One of the first things we check for is character zero - this signifies either the start or the end of the file or the end of the line. If it's the end of the file, the tokeniser returns zero and the game is one; at the beginning of the file, Perl has to process the code for command line switches such as -n and -p. Otherwise, Perl calls filter_gets to get a new line from the file through the source filter system, and calls incline to increase the line number.
The next test is for comments and new lines, which Perl skips over. After that come the tests for individual special characters. For instance, the first test is for minus, which could be unary minus if followed by a number or identifier, or the binary minus operator if Perl is expecting an operator, or the arrow operator if followed by a >, or the start of a filetest operator if followed by an appropriate letter, or a quoting option such as (-foo => "bar" ). Perl tests for each case, and returns the token type using one of the upper-case token macros defined at the beginning of toke.c: OPERATOR, TERM, and so on.
If the next character isn't a symbol that Perl knows about, it's an alphabetic character which might start a keyword: the tokeniser jumps to the label keylookup where it checks for labels and things like CORE::function. It then calls keyword to test whether it is a valid built-in or not - if so, keyword turns it into a special constant (such as KEY_open) which can be fed into the switch statement. If it's not a keyword, Perl has to determine whether it's a bareword, a function call or an indirect object or method call.

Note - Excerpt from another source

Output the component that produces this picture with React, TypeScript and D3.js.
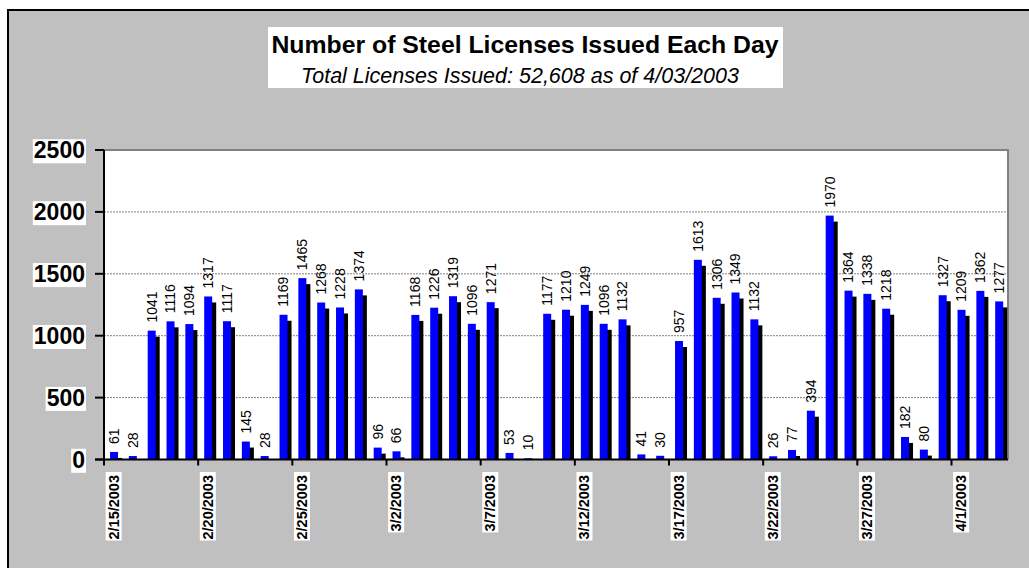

The final section of the switch statement deals with the KEY_ constants handed back from keyword, performing any actions necessary for using the builtins. (For instance, given __DATA__, the tokeniser sets up the DATA filehandle.)
"Sublexing" refers to the the fact that inside double-quoted strings and other interpolation contexts (regular expressions, for instance) a different type of tokenisation is needed.
This is typically started after a call to scan_str, which is an exceptionally clever piece of code which extracts a string with balanced delimiters, placing it into the SV PL_lex_stuff. Then sublex_start is called which sets up the data structures used for sublexing and changes the lexer's state to LEX_INTERPPUSH, which is essentially a scoping operator for sublexing.
Why does sublexing need scoping? Well, consider something like "Foo\u\LB\uarBaz". This actually gets tokenized as the moral equivalent of "Foo" . ucfirst(lc("B" . ucfirst("arBaz"))). The push state (which makes a call to sublex_push) quite literally pushes an opening bracket onto the input stream.
This in turn changes the state to LEX_INTERPCONCAT; the concatentation state uses scan_const to pull out constant strings and supplies the concatenation operator between them. If a variable to be interpolated is found, the state is changed to LEX_INTERPSTART: this means that "foo$bar" is changed into "foo".$bar and "foo@bar" is turned into "foo".join($",@bar).
There are times when it is not sure when sublexing of an interpolated variable should end - in these cases, the horrifyingly scary function intuit_more is called to make an educated guess on the likelihood of more interpolation.
Finally, once sublexing is done, the state is set to LEX_INTERPEND which fixes up the closing brackets.